— begin —

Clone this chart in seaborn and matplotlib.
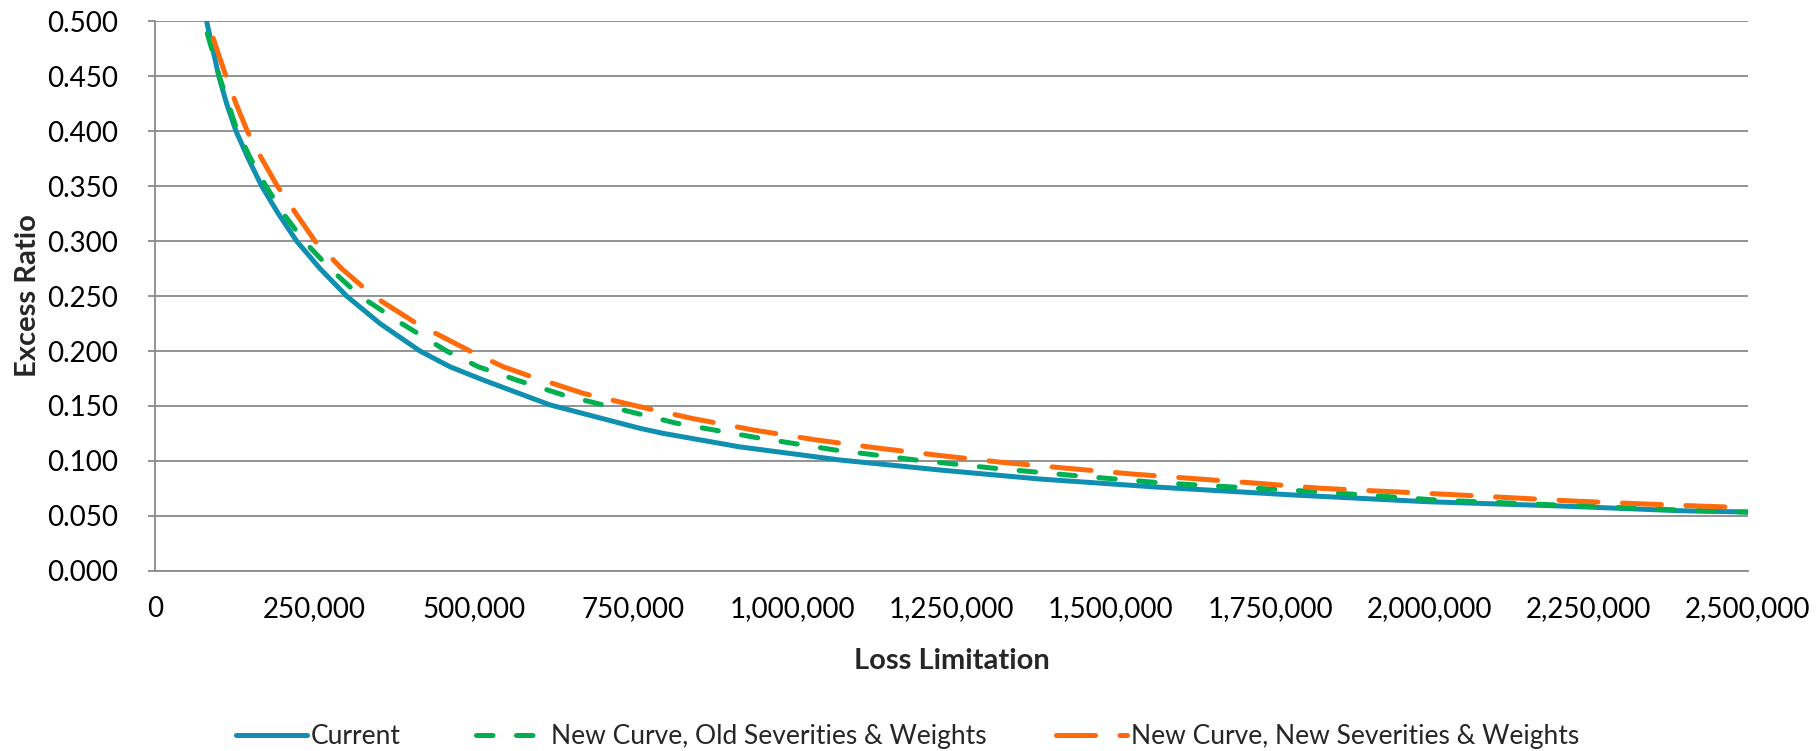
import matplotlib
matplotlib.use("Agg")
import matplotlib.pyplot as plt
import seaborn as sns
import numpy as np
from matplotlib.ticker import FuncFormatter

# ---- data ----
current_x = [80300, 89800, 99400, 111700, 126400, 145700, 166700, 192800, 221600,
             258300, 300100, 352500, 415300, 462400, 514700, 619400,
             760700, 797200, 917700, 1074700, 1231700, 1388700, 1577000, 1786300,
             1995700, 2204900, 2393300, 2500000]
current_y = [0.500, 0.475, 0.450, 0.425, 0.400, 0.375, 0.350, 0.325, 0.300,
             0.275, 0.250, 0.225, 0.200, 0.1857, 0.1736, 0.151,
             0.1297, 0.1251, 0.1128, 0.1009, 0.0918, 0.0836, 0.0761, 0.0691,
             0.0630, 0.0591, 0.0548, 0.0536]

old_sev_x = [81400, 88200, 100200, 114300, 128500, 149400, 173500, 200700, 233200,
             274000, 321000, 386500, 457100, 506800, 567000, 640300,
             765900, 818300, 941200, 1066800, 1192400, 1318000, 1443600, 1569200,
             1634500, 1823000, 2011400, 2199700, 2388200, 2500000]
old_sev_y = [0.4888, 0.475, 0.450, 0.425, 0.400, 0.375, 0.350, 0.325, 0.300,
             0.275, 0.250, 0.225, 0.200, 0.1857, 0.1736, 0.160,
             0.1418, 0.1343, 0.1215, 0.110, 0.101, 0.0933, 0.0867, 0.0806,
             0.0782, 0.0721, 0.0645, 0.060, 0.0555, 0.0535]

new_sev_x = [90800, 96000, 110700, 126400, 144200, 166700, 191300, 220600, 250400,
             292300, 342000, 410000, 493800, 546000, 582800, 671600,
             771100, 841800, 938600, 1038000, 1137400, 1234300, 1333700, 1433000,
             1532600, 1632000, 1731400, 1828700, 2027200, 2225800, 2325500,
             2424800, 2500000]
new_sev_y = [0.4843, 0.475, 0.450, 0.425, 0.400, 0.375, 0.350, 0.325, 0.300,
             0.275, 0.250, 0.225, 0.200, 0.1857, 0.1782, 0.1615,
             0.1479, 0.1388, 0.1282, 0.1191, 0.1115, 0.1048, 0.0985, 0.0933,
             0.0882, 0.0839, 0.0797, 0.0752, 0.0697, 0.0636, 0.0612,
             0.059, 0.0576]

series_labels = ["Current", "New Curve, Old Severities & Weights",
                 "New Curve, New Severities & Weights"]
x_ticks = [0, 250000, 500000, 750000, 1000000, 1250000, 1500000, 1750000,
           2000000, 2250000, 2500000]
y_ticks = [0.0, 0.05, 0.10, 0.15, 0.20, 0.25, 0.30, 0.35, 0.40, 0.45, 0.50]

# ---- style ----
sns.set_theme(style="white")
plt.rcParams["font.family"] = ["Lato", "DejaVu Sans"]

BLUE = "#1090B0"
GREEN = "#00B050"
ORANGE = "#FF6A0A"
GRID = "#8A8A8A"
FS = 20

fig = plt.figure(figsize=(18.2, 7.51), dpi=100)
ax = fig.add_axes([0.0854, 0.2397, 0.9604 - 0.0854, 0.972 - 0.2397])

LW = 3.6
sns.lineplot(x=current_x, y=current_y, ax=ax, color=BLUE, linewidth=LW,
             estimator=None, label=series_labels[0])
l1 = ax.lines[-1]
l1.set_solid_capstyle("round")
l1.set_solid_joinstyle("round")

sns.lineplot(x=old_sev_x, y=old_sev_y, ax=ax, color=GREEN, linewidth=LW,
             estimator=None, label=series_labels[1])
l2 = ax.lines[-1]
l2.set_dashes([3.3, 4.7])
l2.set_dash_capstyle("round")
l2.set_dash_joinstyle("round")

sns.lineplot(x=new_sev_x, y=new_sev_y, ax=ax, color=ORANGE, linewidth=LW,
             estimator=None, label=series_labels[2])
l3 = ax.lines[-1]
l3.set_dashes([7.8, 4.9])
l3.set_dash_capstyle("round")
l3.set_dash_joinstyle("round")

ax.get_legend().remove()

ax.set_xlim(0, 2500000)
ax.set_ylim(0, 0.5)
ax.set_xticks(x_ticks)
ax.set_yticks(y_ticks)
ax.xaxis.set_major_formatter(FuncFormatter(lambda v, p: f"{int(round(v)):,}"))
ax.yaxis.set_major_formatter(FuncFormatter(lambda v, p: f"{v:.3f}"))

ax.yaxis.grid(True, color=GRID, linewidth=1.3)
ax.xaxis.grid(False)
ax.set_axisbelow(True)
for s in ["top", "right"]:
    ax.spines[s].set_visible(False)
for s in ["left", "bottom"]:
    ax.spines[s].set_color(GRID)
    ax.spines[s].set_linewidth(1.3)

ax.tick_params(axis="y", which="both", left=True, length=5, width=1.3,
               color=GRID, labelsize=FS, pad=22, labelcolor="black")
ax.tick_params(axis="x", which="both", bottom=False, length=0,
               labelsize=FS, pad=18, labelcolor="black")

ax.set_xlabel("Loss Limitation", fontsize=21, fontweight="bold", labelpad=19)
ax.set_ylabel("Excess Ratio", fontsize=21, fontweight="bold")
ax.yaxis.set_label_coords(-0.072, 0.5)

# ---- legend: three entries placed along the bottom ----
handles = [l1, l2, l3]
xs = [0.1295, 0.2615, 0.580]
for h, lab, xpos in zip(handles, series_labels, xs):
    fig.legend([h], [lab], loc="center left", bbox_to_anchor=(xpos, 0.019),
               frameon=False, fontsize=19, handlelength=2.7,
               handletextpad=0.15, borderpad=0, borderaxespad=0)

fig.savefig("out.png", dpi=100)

— end —
— begin —

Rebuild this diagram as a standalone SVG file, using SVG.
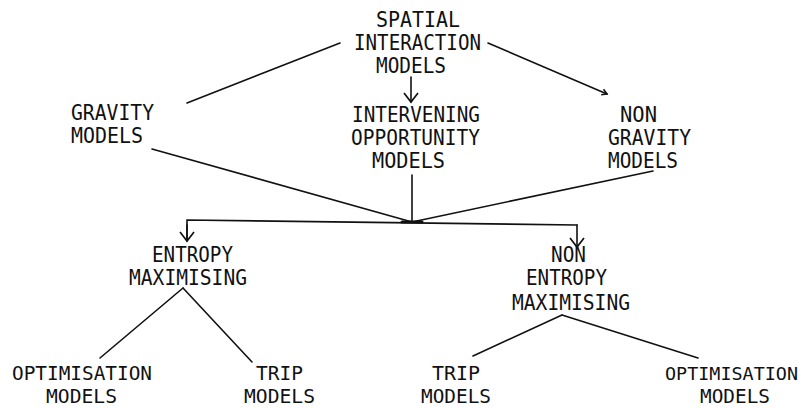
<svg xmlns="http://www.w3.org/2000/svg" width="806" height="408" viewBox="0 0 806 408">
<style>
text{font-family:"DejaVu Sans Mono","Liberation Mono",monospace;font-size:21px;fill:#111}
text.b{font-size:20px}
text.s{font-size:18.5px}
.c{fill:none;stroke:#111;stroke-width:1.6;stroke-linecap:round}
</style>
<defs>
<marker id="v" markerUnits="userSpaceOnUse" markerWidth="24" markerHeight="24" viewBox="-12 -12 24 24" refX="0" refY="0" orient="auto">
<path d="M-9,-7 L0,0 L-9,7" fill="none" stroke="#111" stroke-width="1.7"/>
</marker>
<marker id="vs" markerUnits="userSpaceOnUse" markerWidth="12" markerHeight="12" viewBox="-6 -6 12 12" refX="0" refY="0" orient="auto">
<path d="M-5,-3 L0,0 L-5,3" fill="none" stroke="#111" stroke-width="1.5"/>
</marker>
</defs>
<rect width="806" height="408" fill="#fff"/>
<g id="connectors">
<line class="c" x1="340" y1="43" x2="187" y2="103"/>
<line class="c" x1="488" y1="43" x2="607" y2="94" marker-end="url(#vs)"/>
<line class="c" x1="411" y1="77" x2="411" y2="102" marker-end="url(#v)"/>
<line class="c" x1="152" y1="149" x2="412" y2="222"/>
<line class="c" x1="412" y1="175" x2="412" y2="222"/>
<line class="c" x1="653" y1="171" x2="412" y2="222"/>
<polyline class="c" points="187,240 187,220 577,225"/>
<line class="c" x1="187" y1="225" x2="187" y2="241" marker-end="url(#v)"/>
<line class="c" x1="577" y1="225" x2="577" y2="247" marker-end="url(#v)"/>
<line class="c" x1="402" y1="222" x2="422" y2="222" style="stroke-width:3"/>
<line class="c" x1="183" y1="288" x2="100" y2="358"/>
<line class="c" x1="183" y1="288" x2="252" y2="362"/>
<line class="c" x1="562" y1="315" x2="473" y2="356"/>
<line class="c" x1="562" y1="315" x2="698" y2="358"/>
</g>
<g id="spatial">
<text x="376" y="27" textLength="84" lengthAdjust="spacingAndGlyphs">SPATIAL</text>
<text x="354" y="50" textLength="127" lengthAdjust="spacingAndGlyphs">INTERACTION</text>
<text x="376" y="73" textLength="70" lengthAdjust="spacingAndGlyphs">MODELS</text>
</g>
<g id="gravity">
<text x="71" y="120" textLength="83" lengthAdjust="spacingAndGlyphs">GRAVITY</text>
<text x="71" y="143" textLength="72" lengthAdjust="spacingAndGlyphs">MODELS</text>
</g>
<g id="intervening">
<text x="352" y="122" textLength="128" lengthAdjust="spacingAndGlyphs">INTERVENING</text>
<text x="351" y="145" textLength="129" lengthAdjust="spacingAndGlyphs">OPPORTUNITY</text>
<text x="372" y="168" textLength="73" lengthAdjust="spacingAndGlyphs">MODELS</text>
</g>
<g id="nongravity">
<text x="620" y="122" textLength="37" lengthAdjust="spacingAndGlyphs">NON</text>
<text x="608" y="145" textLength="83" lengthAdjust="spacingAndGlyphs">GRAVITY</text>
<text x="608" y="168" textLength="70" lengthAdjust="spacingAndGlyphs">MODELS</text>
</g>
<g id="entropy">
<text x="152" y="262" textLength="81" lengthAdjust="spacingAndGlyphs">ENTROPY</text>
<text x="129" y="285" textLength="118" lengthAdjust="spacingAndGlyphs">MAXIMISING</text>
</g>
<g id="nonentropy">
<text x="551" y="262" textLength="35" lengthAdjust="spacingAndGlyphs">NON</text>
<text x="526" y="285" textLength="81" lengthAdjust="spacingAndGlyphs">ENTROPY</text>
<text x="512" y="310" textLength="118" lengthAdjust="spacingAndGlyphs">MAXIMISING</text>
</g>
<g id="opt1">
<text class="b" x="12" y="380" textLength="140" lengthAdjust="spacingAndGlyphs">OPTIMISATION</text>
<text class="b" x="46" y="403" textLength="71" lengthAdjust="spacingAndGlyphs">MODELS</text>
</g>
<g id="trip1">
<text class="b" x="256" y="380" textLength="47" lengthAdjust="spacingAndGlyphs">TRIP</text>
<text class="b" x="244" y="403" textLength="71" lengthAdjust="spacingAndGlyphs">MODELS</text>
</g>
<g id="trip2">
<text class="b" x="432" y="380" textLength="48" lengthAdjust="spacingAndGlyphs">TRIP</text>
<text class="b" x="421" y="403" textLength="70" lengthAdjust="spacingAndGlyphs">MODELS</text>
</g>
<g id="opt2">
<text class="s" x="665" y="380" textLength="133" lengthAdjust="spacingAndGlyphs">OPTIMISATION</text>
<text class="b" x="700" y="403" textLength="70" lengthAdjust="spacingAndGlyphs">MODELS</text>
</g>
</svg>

— end —

_GOAL_:
Skip all pictures and retype only the stretch from the line that holds "Clone this chart in seaborn and matplotlib." through the line that holds "from matplotlib.ticker import FuncFormatter", exactly as written.

_FINAL RESULT_:
Clone this chart in seaborn and matplotlib.
import matplotlib
matplotlib.use("Agg")
import matplotlib.pyplot as plt
import seaborn as sns
import numpy as np
from matplotlib.ticker import FuncFormatter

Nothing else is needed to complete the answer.